Sirit's board of directors unanimously approved the transaction and determined that it is in the best interests of Sirit and its shareholders (the "Shareholders"). The board made its decision following the report and favorable recommendation of an independent committee of Sirit's board of directors. In reaching its recommendation, Sirit's independent committee considered a fairness opinion from its financial advisor, GMP Securities L.P. A copy of the fairness opinion, the factors considered by the independent committee and the board and other relevant information will be included in the management information circular that will be sent to the Shareholders of Sirit in connection with the special meeting anticipated to be held on or about February 26, 2010 to consider the Arrangement. The record date for purposes of determining Shareholders entitled to vote at the special meeting has been set as of the close of business on January 25, 2010.

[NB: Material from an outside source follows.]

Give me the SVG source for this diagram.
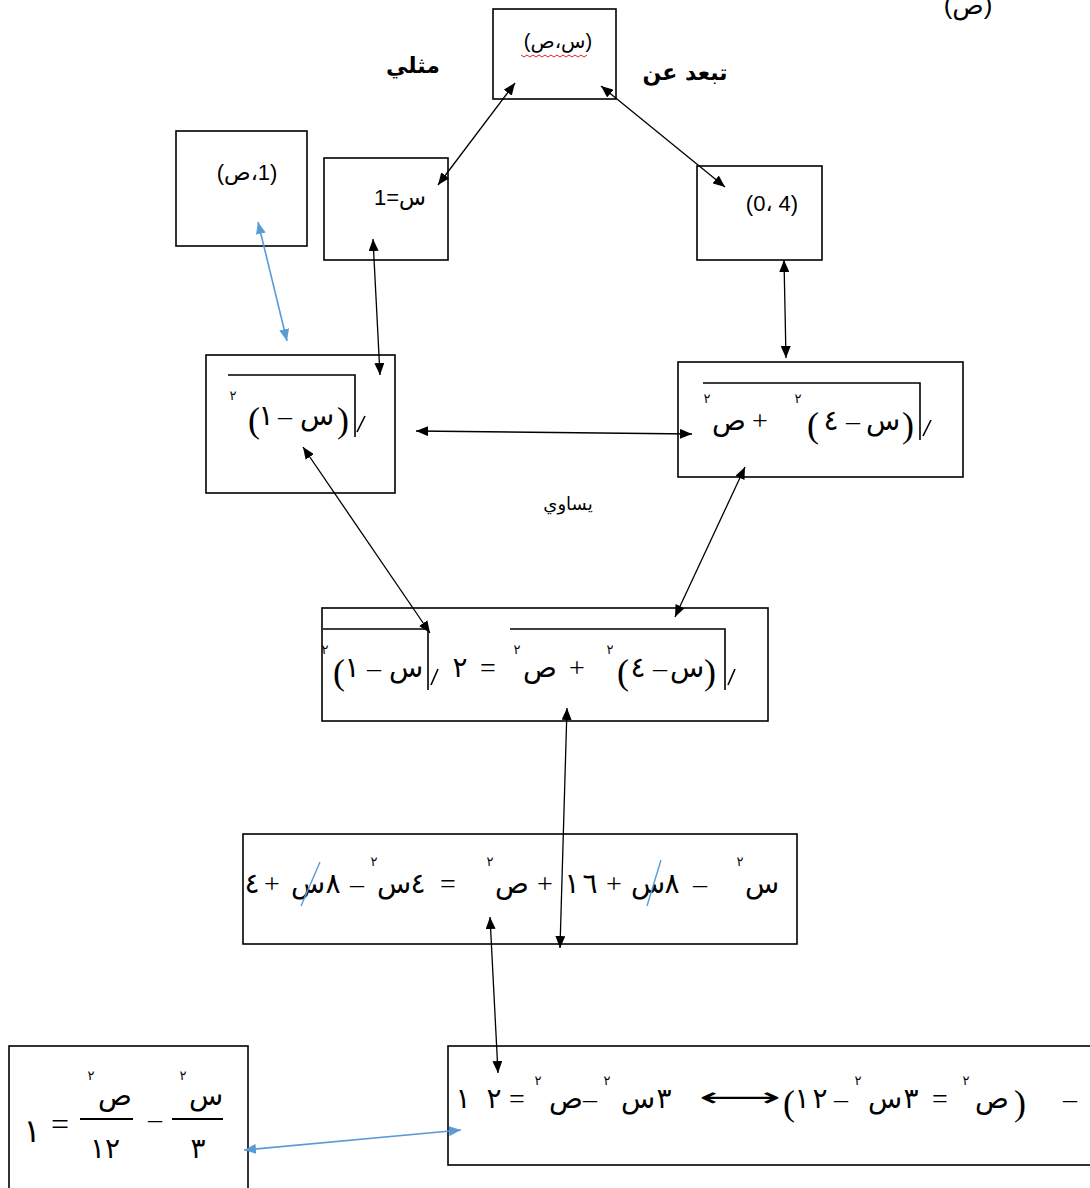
<svg xmlns="http://www.w3.org/2000/svg" width="1090" height="1188" viewBox="0 0 1090 1188">
<style>
.box{fill:none;stroke:#000;stroke-width:1.6}
.m{font-family:"Liberation Serif","DejaVu Sans",serif;font-size:28px;text-anchor:middle;fill:#000}
.p{font-family:"Liberation Serif","DejaVu Sans",serif;font-size:36px;text-anchor:middle;fill:#000}
.sp{font-family:"Liberation Serif","DejaVu Sans",serif;font-size:13px;text-anchor:middle;fill:#000}
.lbl{font-family:"Liberation Sans","DejaVu Sans",sans-serif;font-size:22px;text-anchor:middle;fill:#000;unicode-bidi:bidi-override;direction:ltr}
.ar{font-family:"DejaVu Sans","Liberation Sans",sans-serif;font-size:22px;text-anchor:middle;font-weight:bold;fill:#000}
.rad{fill:none;stroke:#000;stroke-width:1.6}
.conn{fill:none;stroke:#000;stroke-width:1.3;marker-start:url(#ah);marker-end:url(#ah)}
.bconn{fill:none;stroke:#5b9bd5;stroke-width:1.6;marker-start:url(#bh);marker-end:url(#bh)}
.strike{stroke:#5b9bd5;stroke-width:1.4}
</style>
<defs>
<marker id="ah" markerWidth="12" markerHeight="10" refX="12" refY="5" orient="auto-start-reverse" markerUnits="userSpaceOnUse"><path d="M0,0 L12,5 L0,10 z" fill="#000"/></marker>
<marker id="bh" markerWidth="12" markerHeight="10" refX="12" refY="5" orient="auto-start-reverse" markerUnits="userSpaceOnUse"><path d="M0,0 L12,5 L0,10 z" fill="#5b9bd5"/></marker>
</defs>
<rect width="1090" height="1188" fill="#fff"/>

<text class="lbl" x="968" y="14" style="font-size:26px">(ص)</text>

<g id="n-top">
<rect class="box" x="493" y="9" width="123" height="90"/>
<text class="lbl" x="558" y="48" style="font-size:20px">(ص،س)</text>
<path d="M521,55 l3,2 l3,-2 l3,2 l3,-2 l3,2 l3,-2 l3,2 l3,-2 l3,2 l3,-2 l3,2 l3,-2 l3,2 l3,-2 l3,2 l3,-2 l3,2 l3,-2 l3,2 l3,-2 l3,2 l3,-2" fill="none" stroke="#e0202a" stroke-width="1"/>
</g>
<g id="lbl-mithli"><text class="ar" x="413" y="73">مثلي</text></g>
<g id="lbl-tabud"><text class="ar" x="685" y="80">تبعد عن</text></g>

<g id="n-1s">
<rect class="box" x="176" y="131" width="131" height="115"/>
<text class="lbl" x="247" y="180">(ص،1)</text>
</g>
<g id="n-x1">
<rect class="box" x="324" y="158" width="124" height="102"/>
<text class="lbl" x="400" y="205">1=س</text>
</g>
<g id="n-40">
<rect class="box" x="697" y="166" width="125" height="94"/>
<text class="lbl" x="772" y="211">(0، 4)</text>
</g>

<g id="n-sqrt1">
<rect class="box" x="206" y="355" width="189" height="138"/>
<path class="rad" d="M228,375 H355 V437 M357,432 L365,416"/>
<text class="sp" x="233" y="400">٢</text>
<text class="p" x="254" y="432">(</text>
<text class="m" x="266" y="425">١</text>
<text class="m" x="285" y="425">–</text>
<text class="m" x="317" y="425">س</text>
<text class="p" x="343" y="432">)</text>
</g>

<g id="n-sqrt2">
<rect class="box" x="678" y="362" width="285" height="115"/>
<path class="rad" d="M703,383 H920 V440 M923,436 L931,420"/>
<text class="sp" x="707" y="403">٢</text>
<text class="m" x="729" y="430">ص</text>
<text class="m" x="760" y="430">+</text>
<text class="sp" x="798" y="403">٢</text>
<text class="p" x="813" y="437">(</text>
<text class="m" x="831" y="430">٤</text>
<text class="m" x="853" y="430">–</text>
<text class="m" x="883" y="430">س</text>
<text class="p" x="908" y="437">)</text>
</g>
<g id="lbl-yusawi"><text x="568" y="510" style="font-family:'DejaVu Sans',sans-serif;font-size:18px;text-anchor:middle">يساوي</text></g>

<g id="n-eq1">
<rect class="box" x="322" y="608" width="446" height="113"/>
<path class="rad" d="M323,629 H428 V690 M431,685 L438,669"/>
<path class="rad" d="M510,629 H725 V690 M728,685 L735,669"/>
<text class="sp" x="325" y="654">٢</text>
<text class="p" x="339" y="684">(</text>
<text class="m" x="352" y="677">١</text>
<text class="m" x="374" y="677">–</text>
<text class="m" x="406" y="677">س</text>
<text class="m" x="460" y="677">٢</text>
<text class="m" x="488" y="677">=</text>
<text class="sp" x="517" y="654">٢</text>
<text class="m" x="540" y="677">ص</text>
<text class="m" x="577" y="677">+</text>
<text class="sp" x="610" y="654">٢</text>
<text class="p" x="623" y="684">(</text>
<text class="m" x="638" y="677">٤</text>
<text class="m" x="660" y="677">–</text>
<text class="m" x="687" y="677">س</text>
<text class="p" x="710" y="684">)</text>
</g>

<g id="n-eq2">
<rect class="box" x="243" y="834" width="554" height="110"/>
<text class="m" x="252" y="893">٤</text>
<text class="m" x="272" y="893">+</text>
<text class="m" x="308" y="893">س</text>
<line class="strike" x1="320" y1="862" x2="301" y2="906"/>
<text class="m" x="333" y="893">٨</text>
<text class="m" x="357" y="893">–</text>
<text class="sp" x="374" y="866">٢</text>
<text class="m" x="394" y="893">س</text>
<text class="m" x="418" y="893">٤</text>
<text class="m" x="448" y="893">=</text>
<text class="sp" x="490" y="866">٢</text>
<text class="m" x="512" y="893">ص</text>
<text class="m" x="545" y="893">+</text>
<text class="m" x="572" y="893">١</text>
<text class="m" x="590" y="893">٦</text>
<text class="m" x="614" y="893">+</text>
<text class="m" x="648" y="893">س</text>
<line class="strike" x1="661" y1="860" x2="647" y2="906"/>
<text class="m" x="672" y="893">٨</text>
<text class="m" x="700" y="893">–</text>
<text class="sp" x="740" y="866">٢</text>
<text class="m" x="762" y="893">س</text>
</g>

<g id="n-frac">
<rect class="box" x="9" y="1046" width="239" height="150"/>
<text class="m" x="32" y="1142" style="font-size:32px">١</text>
<text class="m" x="60" y="1135" style="font-size:32px">=</text>
<line x1="80" y1="1119" x2="133" y2="1119" stroke="#000" stroke-width="2"/>
<text class="sp" x="91" y="1080">٢</text>
<text class="m" x="115" y="1105">ص</text>
<text class="m" x="105" y="1158">١٢</text>
<text class="m" x="155" y="1128">–</text>
<line x1="172" y1="1119" x2="223" y2="1119" stroke="#000" stroke-width="2"/>
<text class="sp" x="183" y="1080">٢</text>
<text class="m" x="206" y="1105">س</text>
<text class="m" x="198" y="1158">٣</text>
</g>

<g id="n-eq3">
<rect class="box" x="448" y="1046" width="700" height="119"/>
<text class="m" x="463" y="1108">١</text>
<text class="m" x="494" y="1108">٢</text>
<text class="m" x="517" y="1108">=</text>
<text class="sp" x="538" y="1085">٢</text>
<text class="m" x="566" y="1108">ص</text>
<text class="m" x="590" y="1108">–</text>
<text class="sp" x="607" y="1085">٢</text>
<text class="m" x="638" y="1108">س</text>
<text class="m" x="664" y="1108">٣</text>
<text x="740" y="1106" textLength="82" lengthAdjust="spacingAndGlyphs" style="font-family:'DejaVu Sans',sans-serif;font-size:26px;text-anchor:middle">⟷</text>
<text class="p" x="789" y="1115">(</text>
<text class="m" x="802" y="1108">١</text>
<text class="m" x="820" y="1108">٢</text>
<text class="m" x="841" y="1108">–</text>
<text class="sp" x="858" y="1085">٢</text>
<text class="m" x="885" y="1108">س</text>
<text class="m" x="911" y="1108">٣</text>
<text class="m" x="940" y="1108">=</text>
<text class="sp" x="966" y="1085">٢</text>
<text class="m" x="992" y="1108">ص</text>
<text class="p" x="1020" y="1115">)</text>
<text class="m" x="1070" y="1108">–</text>
</g>

<g id="connectors">
<line class="conn" x1="515" y1="83" x2="438" y2="185"/>
<line class="conn" x1="601" y1="86" x2="725" y2="187"/>
<line class="bconn" x1="258" y1="222" x2="287" y2="341"/>
<line class="conn" x1="373" y1="239" x2="380" y2="375"/>
<line class="conn" x1="784" y1="260" x2="786" y2="358"/>
<line class="conn" x1="416" y1="431" x2="692" y2="434"/>
<line class="conn" x1="303" y1="447" x2="430" y2="633"/>
<line class="conn" x1="745" y1="467" x2="675" y2="617"/>
<line class="conn" x1="567" y1="708" x2="560" y2="948"/>
<line class="conn" x1="490" y1="917" x2="498" y2="1073"/>
<line class="bconn" x1="244" y1="1150" x2="461" y2="1130"/>
</g>
</svg>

Certain executive officers, directors and Shareholders of Sirit owning approximately 28% of the outstanding Common Shares have entered into a voting and lock-up agreement with Federal Signal under which they have agreed to vote their shares in favor of the Arrangement. The arrangement agreement contains customary terms and conditions for a transaction of this nature, including a prohibition upon Sirit from soliciting or initiating any discussion concerning any other business combination or similar transaction, and the requirement that in certain circumstances Sirit must pay to Federal Signal a termination fee of CDN$1.5 million.

The closing of the Arrangement is subject to the satisfaction of certain closing conditions, including, among others, obtaining certain court approvals as well as the approval of Sirit's Shareholders. For the Arrangement to proceed, a special resolution approving the Arrangement must be approved by not less than two-thirds of the votes cast by Sirit's Shareholders. The transaction is not subject to financing. Federal Signal intends to finance the transaction through cash on hand and existing bank lines of credit.

Upon completion of the transaction, Sirit will operate as part of Federal Signal's Safety and Security Systems Group.